Es ist ein Schock: Alya ist kahl. Ihr Haar ist weg. Ratzeputz. Ihr Kopf wirkt entstellt, ihre Gesichtszüge um die dunkelbraunen Picasso-Augen werden plötzlich sehr markant, ja, gewaltig, man sieht sogar die Ohren mit dem goldenen Knopf. So steht sie angriffslustig da und wirkt ihrerseits schockiert von unseren schockierten Blicken, selbst Caro entfährt ein etwas spöttisches „Huch!“
„Was ist?“, fragt sie. Als wüsste sie nicht, was los sei.

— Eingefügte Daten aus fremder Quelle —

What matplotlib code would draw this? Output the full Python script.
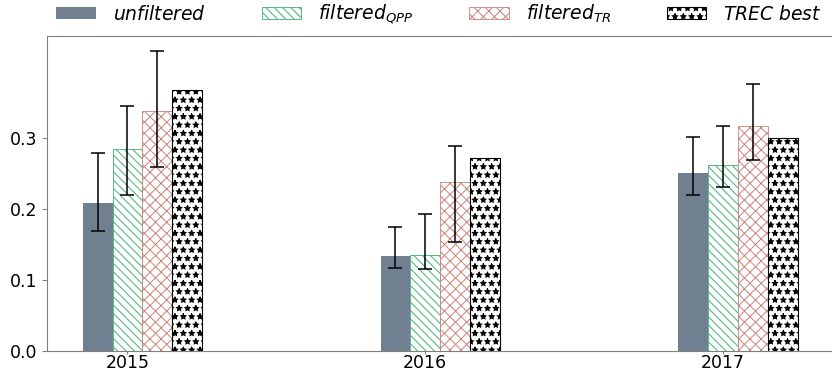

„Alya? Du hast …“, sagt ein sie entgeistert anstarrender Bela, „du bist … deine Haare … man erkennt dich ja kaum wieder.“
„Ja-haaa! Ich habe mir den Kopf rasiert, wie ihr unschwer sehen könnt. Energiesparende Nassrasur!“ Alya wirkt ziemlich genervt. „Was ist euer Problem?“
Bela schaut mich an. Ich schaue zu Caro. Die will wissen: „Warum?“ Nun erzählt Alya von Robert Habeck und Winfried Kretschmann, vom Duschen, von purpurfarbenen Waschlappen mit Herzornamenten und davon, dass Alya und ihr Freund, dessen Namen mir aufgrund seiner Komplexität nicht einfällt, beschlossen haben, den Konsum vor allem von Warmwasser radikal zu reduzieren. Daher, so Alya, wollen sie nur noch einmal die Woche duschen und sparen durch die Glatzköpfigkeit auch das verschwenderische Haarewaschen. Alya: „Ich finde, alle Frauen sollten die Haare jetzt zumindest kurz tragen.“
Ich finde den Ansatz innovativ. Statistiker sagen, 65 Prozent der Deutschen duschten mindestens einmal am Tag – durchschnittlich acht bis zwölf Minuten mit rund 40 Litern Wasser von rund 37 Grad Celsius. Jeder weiß ja mittlerweile von meinem Faible für Zahlen (die, wie ein Leser mich per Mail hinwies, leider nicht immer fehlerfrei sind). Trotzdem rechne ich: Rund 54 Millionen Deutsche (65 Prozent von 83 Millionen) verbrauchen damit täglich mindestens 2,12 Milliarden Liter Warmwasser. 2 120 000 000 Liter! Da ist eine Menge Gas, Strom oder was immer nötig – und bei 14 Kilogramm CO2 pro 1000 Liter sind das sage und schreibe 29 680 Tonnen CO2. Nur für Warmduscherinnen!
„Ich finde unser Handeln nicht nur moralisch“, meint Alya, „wir folgen damit sogar einer Maxime, deren Gültigkeit für alle immer und ohne Ausnahme akzeptabel wäre. Das ist reine Vernunft!“
„Du willst jetzt hoffentlich nicht aus deinem kahlgeschorenen Schädel Kant und seinen kategorischen Imperativ ableiten, hoffe ich“, sagt Caro. „Ertappt“, meint Alya – und einen Moment herrscht, ein Wunder in dieser Runde, absolute Stille.
„Ich finde Frauen mit langen Haaren attraktiver“, sagt Bela jetzt mutig, und weil er weiß, dass er mit so einem Macho-Spruch die Lunte zu einer Tonne Dynamit namens Caro angezündet hat, steht er sogleich auf, sagt, er habe nun zu tun, und geht. Caro kocht. Man sieht es. Sie, die ihr blondes Haar wahrscheinlich noch nie lang getragen hat, fühlt sich doppelt provoziert. Ich selbst wandle Daniela Katzenbergers „Sei klug, stell dich dumm“ um in ein „Sei klug und halte das Maul“. Deswegen schließe ich die Augen, hole tief Luft und hauche, um den Einklang von Körper, Geist und Seele herzustellen, innerlich ein „Om“.